'''

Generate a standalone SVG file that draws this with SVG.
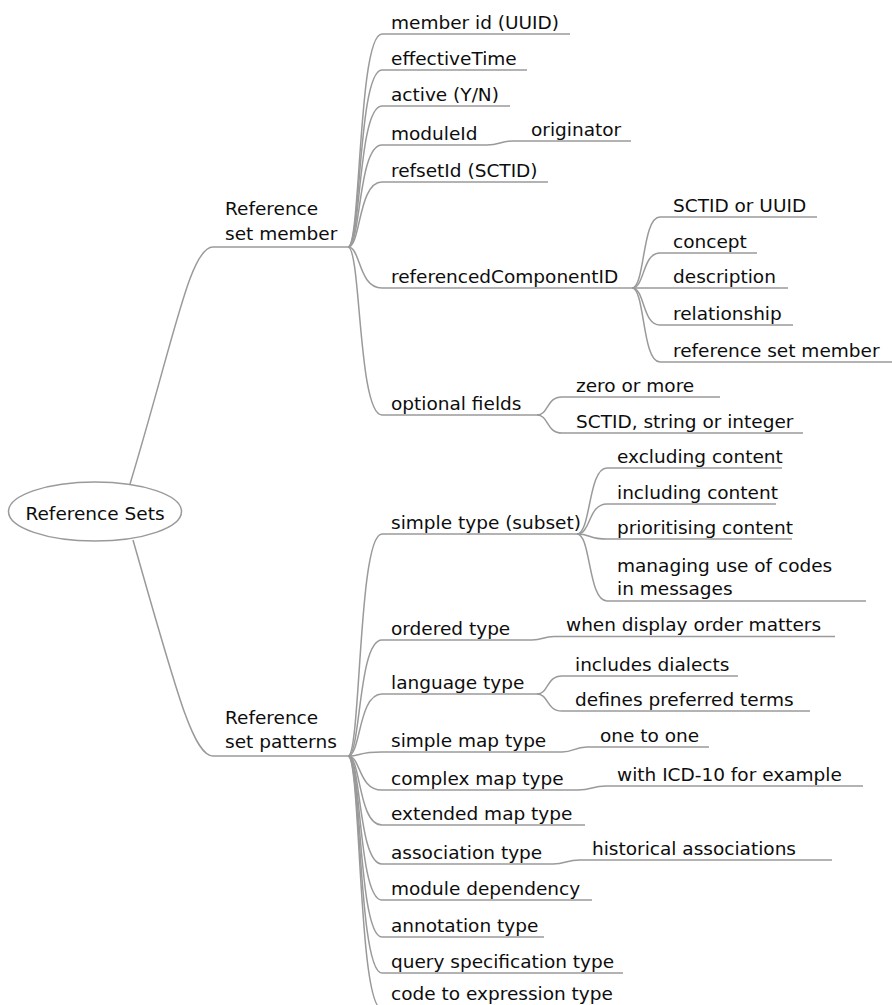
<svg xmlns="http://www.w3.org/2000/svg" width="892" height="1005" viewBox="0 0 892 1005">
<style>
text{font-family:"DejaVu Sans","Verdana",sans-serif;font-size:18.5px;fill:#0d0d0d}
.c{fill:none;stroke:#9a9a9a;stroke-width:1.5}
.root{fill:#fff;stroke:#9a9a9a;stroke-width:1.5}
</style>
<rect width="892" height="1005" fill="#fff"/>
<g id="connectors">
<path class="c" d="M130,484 C175,335 190,247 213,247 H348"/>
<path class="c" d="M133,540 C176,690 193,756 213,756 H348"/>
<path class="c" d="M348,247 C361,247 358,34 382,34 H570"/>
<path class="c" d="M348,247 C361,247 358,70 382,70 H527"/>
<path class="c" d="M348,247 C361,247 358,106 382,106 H510"/>
<path class="c" d="M348,247 C361,247 358,145 382,145 H487"/>
<path class="c" d="M487,145 C500,145 500,141 513,141 H631"/>
<path class="c" d="M348,247 C361,247 358,182 382,182 H548"/>
<path class="c" d="M348,247 C361,247 358,288 382,288 H632"/>
<path class="c" d="M348,247 C361,247 358,415 382,415 H537"/>
<path class="c" d="M632,288 C645,288 642,217 660,217 H817"/>
<path class="c" d="M632,288 C645,288 642,253 660,253 H757"/>
<path class="c" d="M632,288 C645,288 642,288 660,288 H788"/>
<path class="c" d="M632,288 C645,288 642,325 660,325 H793"/>
<path class="c" d="M632,288 C645,288 642,362 660,362 H892"/>
<path class="c" d="M537,415 C549,415 546,397 562,397 H720"/>
<path class="c" d="M537,415 C549,415 546,433 562,433 H803"/>
<path class="c" d="M348,756 C361,756 358,534 382,534 H577"/>
<path class="c" d="M348,756 C361,756 358,640 382,640 H532"/>
<path class="c" d="M532,640 C543,640 543,636.5 554,636.5 H835"/>
<path class="c" d="M348,756 C361,756 358,694 382,694 H537"/>
<path class="c" d="M348,756 C361,756 358,752 382,752 H562"/>
<path class="c" d="M562,752 C574,752 574,747 587,747 H709"/>
<path class="c" d="M348,756 C361,756 358,790 382,790 H578"/>
<path class="c" d="M578,790 C592,790 592,786 606,786 H863"/>
<path class="c" d="M348,756 C361,756 358,825 382,825 H585"/>
<path class="c" d="M348,756 C361,756 358,864 382,864 H553"/>
<path class="c" d="M553,864 C566,864 566,860 580,860 H832"/>
<path class="c" d="M348,756 C361,756 358,900 382,900 H592"/>
<path class="c" d="M348,756 C361,756 358,937 382,937 H544"/>
<path class="c" d="M348,756 C361,756 358,973 382,973 H623"/>
<path class="c" d="M348,756 C361,756 358,1009 382,1009 H623"/>
<path class="c" d="M577,534 C591,534 588,468 607,468 H782"/>
<path class="c" d="M577,534 C591,534 588,504 607,504 H776"/>
<path class="c" d="M577,534 C591,534 588,539 607,539 H792"/>
<path class="c" d="M577,534 C591,534 588,601 607,601 H866"/>
<path class="c" d="M537,694 C549,694 546,676 562,676 H738"/>
<path class="c" d="M537,694 C549,694 546,711 562,711 H810"/>
</g>
<g id="root"><ellipse class="root" cx="95" cy="511.5" rx="86.5" ry="29.5"/><text x="95" y="520" text-anchor="middle">Reference Sets</text></g>
<g id="n-member"><text x="225" y="215">Reference</text><text x="225" y="240">set member</text></g>
<g id="n-memberid"><text x="391" y="28.5">member id (UUID)</text></g>
<g id="n-effectiveTime"><text x="391" y="64.5">effectiveTime</text></g>
<g id="n-active"><text x="391" y="100.5">active (Y/N)</text></g>
<g id="n-moduleId"><text x="391" y="139.5">moduleId</text></g>
<g id="n-originator"><text x="531" y="135.5">originator</text></g>
<g id="n-refsetId"><text x="391" y="176.5">refsetId (SCTID)</text></g>
<g id="n-refcomp"><text x="391" y="282.5">referencedComponentID</text></g>
<g id="n-sctiduuid"><text x="673" y="211.5">SCTID or UUID</text></g>
<g id="n-concept"><text x="673" y="247.5">concept</text></g>
<g id="n-description"><text x="673" y="282.5">description</text></g>
<g id="n-relationship"><text x="673" y="319.5">relationship</text></g>
<g id="n-rsmember"><text x="673" y="356.5">reference set member</text></g>
<g id="n-optional"><text x="391" y="409.5">optional fields</text></g>
<g id="n-zero"><text x="576" y="391.5">zero or more</text></g>
<g id="n-sctidstr"><text x="576" y="427.5">SCTID, string or integer</text></g>
<g id="n-patterns"><text x="225" y="724">Reference</text><text x="225" y="748">set patterns</text></g>
<g id="n-simple"><text x="391" y="528.5">simple type (subset)</text></g>
<g id="n-excluding"><text x="617" y="462.5">excluding content</text></g>
<g id="n-including"><text x="617" y="498.5">including content</text></g>
<g id="n-prioritising"><text x="617" y="533.5">prioritising content</text></g>
<g id="n-managing"><text x="617" y="572">managing use of codes</text><text x="617" y="595">in messages</text></g>
<g id="n-ordered"><text x="391" y="634.5">ordered type</text></g>
<g id="n-display"><text x="566" y="630.5">when display order matters</text></g>
<g id="n-language"><text x="391" y="688.5">language type</text></g>
<g id="n-dialects"><text x="575" y="670.5">includes dialects</text></g>
<g id="n-preferred"><text x="575" y="705.5">defines preferred terms</text></g>
<g id="n-simplemap"><text x="391" y="746.5">simple map type</text></g>
<g id="n-onetoone"><text x="600" y="741.5">one to one</text></g>
<g id="n-complexmap"><text x="391" y="784.5">complex map type</text></g>
<g id="n-icd"><text x="617" y="780.5">with ICD-10 for example</text></g>
<g id="n-extended"><text x="391" y="819.5">extended map type</text></g>
<g id="n-association"><text x="391" y="858.5">association type</text></g>
<g id="n-historical"><text x="592" y="854.5">historical associations</text></g>
<g id="n-module"><text x="391" y="894.5">module dependency</text></g>
<g id="n-annotation"><text x="391" y="931.5">annotation type</text></g>
<g id="n-query"><text x="391" y="967.5">query specification type</text></g>
<g id="n-code"><text x="391" y="1000">code to expression type</text></g>
</svg>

'''

TASK BRIEF: Copy the listing in full and without alteration, omitting every picture.

TASK ANSWER:
Generate a standalone SVG file that draws this with SVG.
<svg xmlns="http://www.w3.org/2000/svg" width="892" height="1005" viewBox="0 0 892 1005">
<style>
text{font-family:"DejaVu Sans","Verdana",sans-serif;font-size:18.5px;fill:#0d0d0d}
.c{fill:none;stroke:#9a9a9a;stroke-width:1.5}
.root{fill:#fff;stroke:#9a9a9a;stroke-width:1.5}
</style>
<rect width="892" height="1005" fill="#fff"/>
<g id="connectors">
<path class="c" d="M130,484 C175,335 190,247 213,247 H348"/>
<path class="c" d="M133,540 C176,690 193,756 213,756 H348"/>
<path class="c" d="M348,247 C361,247 358,34 382,34 H570"/>
<path class="c" d="M348,247 C361,247 358,70 382,70 H527"/>
<path class="c" d="M348,247 C361,247 358,106 382,106 H510"/>
<path class="c" d="M348,247 C361,247 358,145 382,145 H487"/>
<path class="c" d="M487,145 C500,145 500,141 513,141 H631"/>
<path class="c" d="M348,247 C361,247 358,182 382,182 H548"/>
<path class="c" d="M348,247 C361,247 358,288 382,288 H632"/>
<path class="c" d="M348,247 C361,247 358,415 382,415 H537"/>
<path class="c" d="M632,288 C645,288 642,217 660,217 H817"/>
<path class="c" d="M632,288 C645,288 642,253 660,253 H757"/>
<path class="c" d="M632,288 C645,288 642,288 660,288 H788"/>
<path class="c" d="M632,288 C645,288 642,325 660,325 H793"/>
<path class="c" d="M632,288 C645,288 642,362 660,362 H892"/>
<path class="c" d="M537,415 C549,415 546,397 562,397 H720"/>
<path class="c" d="M537,415 C549,415 546,433 562,433 H803"/>
<path class="c" d="M348,756 C361,756 358,534 382,534 H577"/>
<path class="c" d="M348,756 C361,756 358,640 382,640 H532"/>
<path class="c" d="M532,640 C543,640 543,636.5 554,636.5 H835"/>
<path class="c" d="M348,756 C361,756 358,694 382,694 H537"/>
<path class="c" d="M348,756 C361,756 358,752 382,752 H562"/>
<path class="c" d="M562,752 C574,752 574,747 587,747 H709"/>
<path class="c" d="M348,756 C361,756 358,790 382,790 H578"/>
<path class="c" d="M578,790 C592,790 592,786 606,786 H863"/>
<path class="c" d="M348,756 C361,756 358,825 382,825 H585"/>
<path class="c" d="M348,756 C361,756 358,864 382,864 H553"/>
<path class="c" d="M553,864 C566,864 566,860 580,860 H832"/>
<path class="c" d="M348,756 C361,756 358,900 382,900 H592"/>
<path class="c" d="M348,756 C361,756 358,937 382,937 H544"/>
<path class="c" d="M348,756 C361,756 358,973 382,973 H623"/>
<path class="c" d="M348,756 C361,756 358,1009 382,1009 H623"/>
<path class="c" d="M577,534 C591,534 588,468 607,468 H782"/>
<path class="c" d="M577,534 C591,534 588,504 607,504 H776"/>
<path class="c" d="M577,534 C591,534 588,539 607,539 H792"/>
<path class="c" d="M577,534 C591,534 588,601 607,601 H866"/>
<path class="c" d="M537,694 C549,694 546,676 562,676 H738"/>
<path class="c" d="M537,694 C549,694 546,711 562,711 H810"/>
</g>
<g id="root"><ellipse class="root" cx="95" cy="511.5" rx="86.5" ry="29.5"/><text x="95" y="520" text-anchor="middle">Reference Sets</text></g>
<g id="n-member"><text x="225" y="215">Reference</text><text x="225" y="240">set member</text></g>
<g id="n-memberid"><text x="391" y="28.5">member id (UUID)</text></g>
<g id="n-effectiveTime"><text x="391" y="64.5">effectiveTime</text></g>
<g id="n-active"><text x="391" y="100.5">active (Y/N)</text></g>
<g id="n-moduleId"><text x="391" y="139.5">moduleId</text></g>
<g id="n-originator"><text x="531" y="135.5">originator</text></g>
<g id="n-refsetId"><text x="391" y="176.5">refsetId (SCTID)</text></g>
<g id="n-refcomp"><text x="391" y="282.5">referencedComponentID</text></g>
<g id="n-sctiduuid"><text x="673" y="211.5">SCTID or UUID</text></g>
<g id="n-concept"><text x="673" y="247.5">concept</text></g>
<g id="n-description"><text x="673" y="282.5">description</text></g>
<g id="n-relationship"><text x="673" y="319.5">relationship</text></g>
<g id="n-rsmember"><text x="673" y="356.5">reference set member</text></g>
<g id="n-optional"><text x="391" y="409.5">optional fields</text></g>
<g id="n-zero"><text x="576" y="391.5">zero or more</text></g>
<g id="n-sctidstr"><text x="576" y="427.5">SCTID, string or integer</text></g>
<g id="n-patterns"><text x="225" y="724">Reference</text><text x="225" y="748">set patterns</text></g>
<g id="n-simple"><text x="391" y="528.5">simple type (subset)</text></g>
<g id="n-excluding"><text x="617" y="462.5">excluding content</text></g>
<g id="n-including"><text x="617" y="498.5">including content</text></g>
<g id="n-prioritising"><text x="617" y="533.5">prioritising content</text></g>
<g id="n-managing"><text x="617" y="572">managing use of codes</text><text x="617" y="595">in messages</text></g>
<g id="n-ordered"><text x="391" y="634.5">ordered type</text></g>
<g id="n-display"><text x="566" y="630.5">when display order matters</text></g>
<g id="n-language"><text x="391" y="688.5">language type</text></g>
<g id="n-dialects"><text x="575" y="670.5">includes dialects</text></g>
<g id="n-preferred"><text x="575" y="705.5">defines preferred terms</text></g>
<g id="n-simplemap"><text x="391" y="746.5">simple map type</text></g>
<g id="n-onetoone"><text x="600" y="741.5">one to one</text></g>
<g id="n-complexmap"><text x="391" y="784.5">complex map type</text></g>
<g id="n-icd"><text x="617" y="780.5">with ICD-10 for example</text></g>
<g id="n-extended"><text x="391" y="819.5">extended map type</text></g>
<g id="n-association"><text x="391" y="858.5">association type</text></g>
<g id="n-historical"><text x="592" y="854.5">historical associations</text></g>
<g id="n-module"><text x="391" y="894.5">module dependency</text></g>
<g id="n-annotation"><text x="391" y="931.5">annotation type</text></g>
<g id="n-query"><text x="391" y="967.5">query specification type</text></g>
<g id="n-code"><text x="391" y="1000">code to expression type</text></g>
</svg>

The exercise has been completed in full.